Given problem: Please retype the records below exactly, leaving out any pictures.

Stored records:
* * * *

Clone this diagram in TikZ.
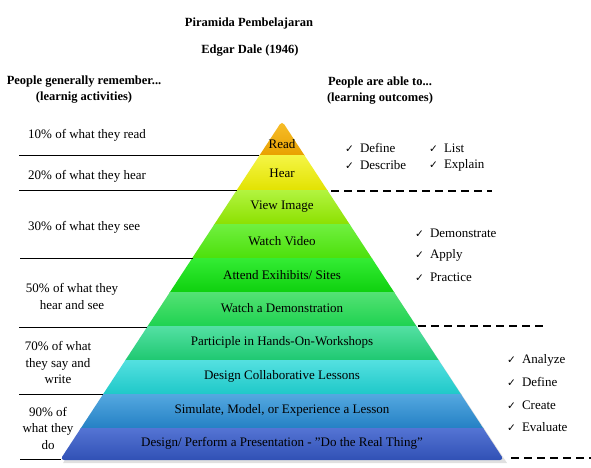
\documentclass[tikz,border=0pt]{standalone}
\usepackage{fontspec}
\setmainfont{Liberation Serif}
\newfontfamily\symfont{DejaVu Sans}
\newcommand\chk{{\symfont\fontsize{10.5}{11}\selectfont ✓}}
\begin{document}
\begin{tikzpicture}[x=1pt,y=-1pt,
  txt/.style={font=\fontsize{13}{16.5}\selectfont, inner sep=0pt, align=center},
  ltxt/.style={font=\fontsize{13}{16.5}\selectfont, inner sep=0pt, anchor=west},
  head/.style={font=\bfseries\fontsize{12.5}{16}\selectfont, inner sep=0pt, align=center},
  band/.style={font=\fontsize{13}{14}\selectfont, inner sep=0pt, text=black},
  divider/.style={line width=0.9pt, black},
  dline/.style={line width=1.3pt, black, dash pattern=on 8pt off 5pt},
  chkitem/.style={font=\fontsize{13}{14}\selectfont, inner sep=0pt, anchor=west}]
\useasboundingbox (0,0) rectangle (591,467);
\fill[white] (0,0) rectangle (591,467);

% headers
\node[head] (t1) at (249,23) {Piramida Pembelajaran};
\node[head] (t2) at (250,51) {Edgar Dale (1946)};
\node[head] (h1) at (84,90) {People generally remember...\\(learnig activities)};
\node[head] (h2) at (380,91) {People are able to...\\(learning outcomes)};

% pyramid shadow
\fill[black!12] (284,126) -- (507,463) -- (63,463) -- cycle;
% pyramid
\begin{scope}
  \clip[rounded corners=4pt] (282,121) -- (504,460) -- (60,460) -- cycle;
  \shade[top color={rgb,255:red,250;green,196;blue,50}, bottom color={rgb,255:red,232;green,160;blue,0}] (50,115) rectangle (520,155.5);
  \shade[top color={rgb,255:red,245;green,245;blue,70}, bottom color={rgb,255:red,226;green,226;blue,0}] (50,155) rectangle (520,190.5);
  \shade[top color={rgb,255:red,178;green,244;blue,64}, bottom color={rgb,255:red,140;green,224;blue,0}] (50,190) rectangle (520,224.5);
  \shade[top color={rgb,255:red,112;green,240;blue,64}, bottom color={rgb,255:red,76;green,224;blue,10}] (50,224) rectangle (520,258.5);
  \shade[top color={rgb,255:red,52;green,236;blue,52}, bottom color={rgb,255:red,14;green,208;blue,14}] (50,258) rectangle (520,292.5);
  \shade[top color={rgb,255:red,84;green,226;blue,116}, bottom color={rgb,255:red,30;green,210;blue,80}] (50,292) rectangle (520,326.5);
  \shade[top color={rgb,255:red,84;green,224;blue,164}, bottom color={rgb,255:red,30;green,200;blue,112}] (50,326) rectangle (520,360.5);
  \shade[top color={rgb,255:red,84;green,224;blue,224}, bottom color={rgb,255:red,30;green,200;blue,200}] (50,360) rectangle (520,394.5);
  \shade[top color={rgb,255:red,84;green,168;blue,224}, bottom color={rgb,255:red,36;green,128;blue,196}] (50,394) rectangle (520,428.5);
  \shade[top color={rgb,255:red,84;green,116;blue,212}, bottom color={rgb,255:red,48;green,80;blue,180}] (50,428) rectangle (520,461);
\end{scope}

% band labels
\node[band] (b1) at (282,144) {Read};
\node[band] (b2) at (282,173) {Hear};
\node[band] (b3) at (282,207) {View Image};
\node[band] (b4) at (282,241) {Watch Video};
\node[band] (b5) at (282,275) {Attend Exihibits/ Sites};
\node[band] (b6) at (282,308) {Watch a Demonstration};
\node[band] (b7) at (282,342) {Participle in Hands-On-Workshops};
\node[band] (b8) at (282,376) {Design Collaborative Lessons};
\node[band] (b9) at (282,410) {Simulate, Model, or Experience a Lesson};
\node[band] (b10) at (282,443) {Design/ Perform a Presentation - {\char34}Do the Real Thing{\char34}};

% left texts
\node[ltxt] (l1) at (28,135) {10\% of what they read};
\node[ltxt] (l2) at (28,176) {20\% of what they hear};
\node[ltxt] (l3) at (28,227) {30\% of what they see};
\node[txt] (l4) at (72,296.5) {50\% of what they\\hear and see};
\node[txt] (l5) at (58,362.5) {70\% of what\\they say and\\write};
\node[txt] (l6) at (48,428) {90\% of\\what they\\do};

% left dividers
\coordinate (a1) at (19,155); \coordinate (a2) at (259,155);
\coordinate (c1) at (19,190); \coordinate (c2) at (237,190);
\coordinate (d1) at (20,258); \coordinate (d2) at (193,258);
\coordinate (e1) at (19,327); \coordinate (e2) at (147,327);
\coordinate (f1) at (19,394); \coordinate (f2) at (103,394);
\coordinate (g1) at (20,459.5); \coordinate (g2) at (61,459.5);
\draw[divider] (a1) -- (a2);
\draw[divider] (c1) -- (c2);
\draw[divider] (d1) -- (d2);
\draw[divider] (e1) -- (e2);
\draw[divider] (f1) -- (f2);
\draw[divider] (g1) -- (g2);

% right dashed lines
\coordinate (r1) at (331,191); \coordinate (r2) at (492,191);
\coordinate (s1) at (418,326); \coordinate (s2) at (545,326);
\coordinate (u1) at (511,458); \coordinate (u2) at (591,458);
\draw[dline] (r1) -- (r2);
\draw[dline] (s1) -- (s2);
\draw[dline] (u1) -- (u2);

% checklists
\node[chkitem] (k1) at (345,148) {\chk\hspace{6pt}Define};
\node[chkitem] (k2) at (345,165) {\chk\hspace{6pt}Describe};
\node[chkitem] (k3) at (429,148) {\chk\hspace{6pt}List};
\node[chkitem] (k4) at (429,165) {\chk\hspace{6pt}Explain};
\node[chkitem] (k5) at (415,233) {\chk\hspace{6pt}Demonstrate};
\node[chkitem] (k6) at (415,255) {\chk\hspace{6pt}Apply};
\node[chkitem] (k7) at (415,277) {\chk\hspace{6pt}Practice};
\node[chkitem] (k8) at (507,360) {\chk\hspace{6pt}Analyze};
\node[chkitem] (k9) at (507,382) {\chk\hspace{6pt}Define};
\node[chkitem] (k10) at (507,405) {\chk\hspace{6pt}Create};
\node[chkitem] (k11) at (507,427) {\chk\hspace{6pt}Evaluate};
\end{tikzpicture}
\end{document}
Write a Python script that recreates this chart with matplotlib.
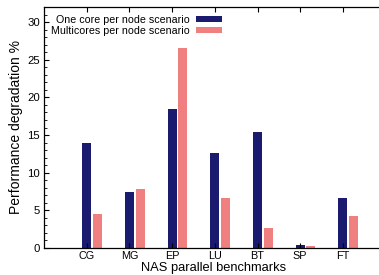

* * * *

Response below:
Clone this diagram in TikZ.
\documentclass[tikz,border=0pt]{standalone}
\usepackage{fontspec}
\setmainfont{Liberation Serif}
\newfontfamily\symfont{DejaVu Sans}
\newcommand\chk{{\symfont\fontsize{10.5}{11}\selectfont ✓}}
\begin{document}
\begin{tikzpicture}[x=1pt,y=-1pt,
  txt/.style={font=\fontsize{13}{16.5}\selectfont, inner sep=0pt, align=center},
  ltxt/.style={font=\fontsize{13}{16.5}\selectfont, inner sep=0pt, anchor=west},
  head/.style={font=\bfseries\fontsize{12.5}{16}\selectfont, inner sep=0pt, align=center},
  band/.style={font=\fontsize{13}{14}\selectfont, inner sep=0pt, text=black},
  divider/.style={line width=0.9pt, black},
  dline/.style={line width=1.3pt, black, dash pattern=on 8pt off 5pt},
  chkitem/.style={font=\fontsize{13}{14}\selectfont, inner sep=0pt, anchor=west}]
\useasboundingbox (0,0) rectangle (591,467);
\fill[white] (0,0) rectangle (591,467);

% headers
\node[head] (t1) at (249,23) {Piramida Pembelajaran};
\node[head] (t2) at (250,51) {Edgar Dale (1946)};
\node[head] (h1) at (84,90) {People generally remember...\\(learnig activities)};
\node[head] (h2) at (380,91) {People are able to...\\(learning outcomes)};

% pyramid shadow
\fill[black!12] (284,126) -- (507,463) -- (63,463) -- cycle;
% pyramid
\begin{scope}
  \clip[rounded corners=4pt] (282,121) -- (504,460) -- (60,460) -- cycle;
  \shade[top color={rgb,255:red,250;green,196;blue,50}, bottom color={rgb,255:red,232;green,160;blue,0}] (50,115) rectangle (520,155.5);
  \shade[top color={rgb,255:red,245;green,245;blue,70}, bottom color={rgb,255:red,226;green,226;blue,0}] (50,155) rectangle (520,190.5);
  \shade[top color={rgb,255:red,178;green,244;blue,64}, bottom color={rgb,255:red,140;green,224;blue,0}] (50,190) rectangle (520,224.5);
  \shade[top color={rgb,255:red,112;green,240;blue,64}, bottom color={rgb,255:red,76;green,224;blue,10}] (50,224) rectangle (520,258.5);
  \shade[top color={rgb,255:red,52;green,236;blue,52}, bottom color={rgb,255:red,14;green,208;blue,14}] (50,258) rectangle (520,292.5);
  \shade[top color={rgb,255:red,84;green,226;blue,116}, bottom color={rgb,255:red,30;green,210;blue,80}] (50,292) rectangle (520,326.5);
  \shade[top color={rgb,255:red,84;green,224;blue,164}, bottom color={rgb,255:red,30;green,200;blue,112}] (50,326) rectangle (520,360.5);
  \shade[top color={rgb,255:red,84;green,224;blue,224}, bottom color={rgb,255:red,30;green,200;blue,200}] (50,360) rectangle (520,394.5);
  \shade[top color={rgb,255:red,84;green,168;blue,224}, bottom color={rgb,255:red,36;green,128;blue,196}] (50,394) rectangle (520,428.5);
  \shade[top color={rgb,255:red,84;green,116;blue,212}, bottom color={rgb,255:red,48;green,80;blue,180}] (50,428) rectangle (520,461);
\end{scope}

% band labels
\node[band] (b1) at (282,144) {Read};
\node[band] (b2) at (282,173) {Hear};
\node[band] (b3) at (282,207) {View Image};
\node[band] (b4) at (282,241) {Watch Video};
\node[band] (b5) at (282,275) {Attend Exihibits/ Sites};
\node[band] (b6) at (282,308) {Watch a Demonstration};
\node[band] (b7) at (282,342) {Participle in Hands-On-Workshops};
\node[band] (b8) at (282,376) {Design Collaborative Lessons};
\node[band] (b9) at (282,410) {Simulate, Model, or Experience a Lesson};
\node[band] (b10) at (282,443) {Design/ Perform a Presentation - {\char34}Do the Real Thing{\char34}};

% left texts
\node[ltxt] (l1) at (28,135) {10\% of what they read};
\node[ltxt] (l2) at (28,176) {20\% of what they hear};
\node[ltxt] (l3) at (28,227) {30\% of what they see};
\node[txt] (l4) at (72,296.5) {50\% of what they\\hear and see};
\node[txt] (l5) at (58,362.5) {70\% of what\\they say and\\write};
\node[txt] (l6) at (48,428) {90\% of\\what they\\do};

% left dividers
\coordinate (a1) at (19,155); \coordinate (a2) at (259,155);
\coordinate (c1) at (19,190); \coordinate (c2) at (237,190);
\coordinate (d1) at (20,258); \coordinate (d2) at (193,258);
\coordinate (e1) at (19,327); \coordinate (e2) at (147,327);
\coordinate (f1) at (19,394); \coordinate (f2) at (103,394);
\coordinate (g1) at (20,459.5); \coordinate (g2) at (61,459.5);
\draw[divider] (a1) -- (a2);
\draw[divider] (c1) -- (c2);
\draw[divider] (d1) -- (d2);
\draw[divider] (e1) -- (e2);
\draw[divider] (f1) -- (f2);
\draw[divider] (g1) -- (g2);

% right dashed lines
\coordinate (r1) at (331,191); \coordinate (r2) at (492,191);
\coordinate (s1) at (418,326); \coordinate (s2) at (545,326);
\coordinate (u1) at (511,458); \coordinate (u2) at (591,458);
\draw[dline] (r1) -- (r2);
\draw[dline] (s1) -- (s2);
\draw[dline] (u1) -- (u2);

% checklists
\node[chkitem] (k1) at (345,148) {\chk\hspace{6pt}Define};
\node[chkitem] (k2) at (345,165) {\chk\hspace{6pt}Describe};
\node[chkitem] (k3) at (429,148) {\chk\hspace{6pt}List};
\node[chkitem] (k4) at (429,165) {\chk\hspace{6pt}Explain};
\node[chkitem] (k5) at (415,233) {\chk\hspace{6pt}Demonstrate};
\node[chkitem] (k6) at (415,255) {\chk\hspace{6pt}Apply};
\node[chkitem] (k7) at (415,277) {\chk\hspace{6pt}Practice};
\node[chkitem] (k8) at (507,360) {\chk\hspace{6pt}Analyze};
\node[chkitem] (k9) at (507,382) {\chk\hspace{6pt}Define};
\node[chkitem] (k10) at (507,405) {\chk\hspace{6pt}Create};
\node[chkitem] (k11) at (507,427) {\chk\hspace{6pt}Evaluate};
\end{tikzpicture}
\end{document}
Write a Python script that recreates this chart with matplotlib.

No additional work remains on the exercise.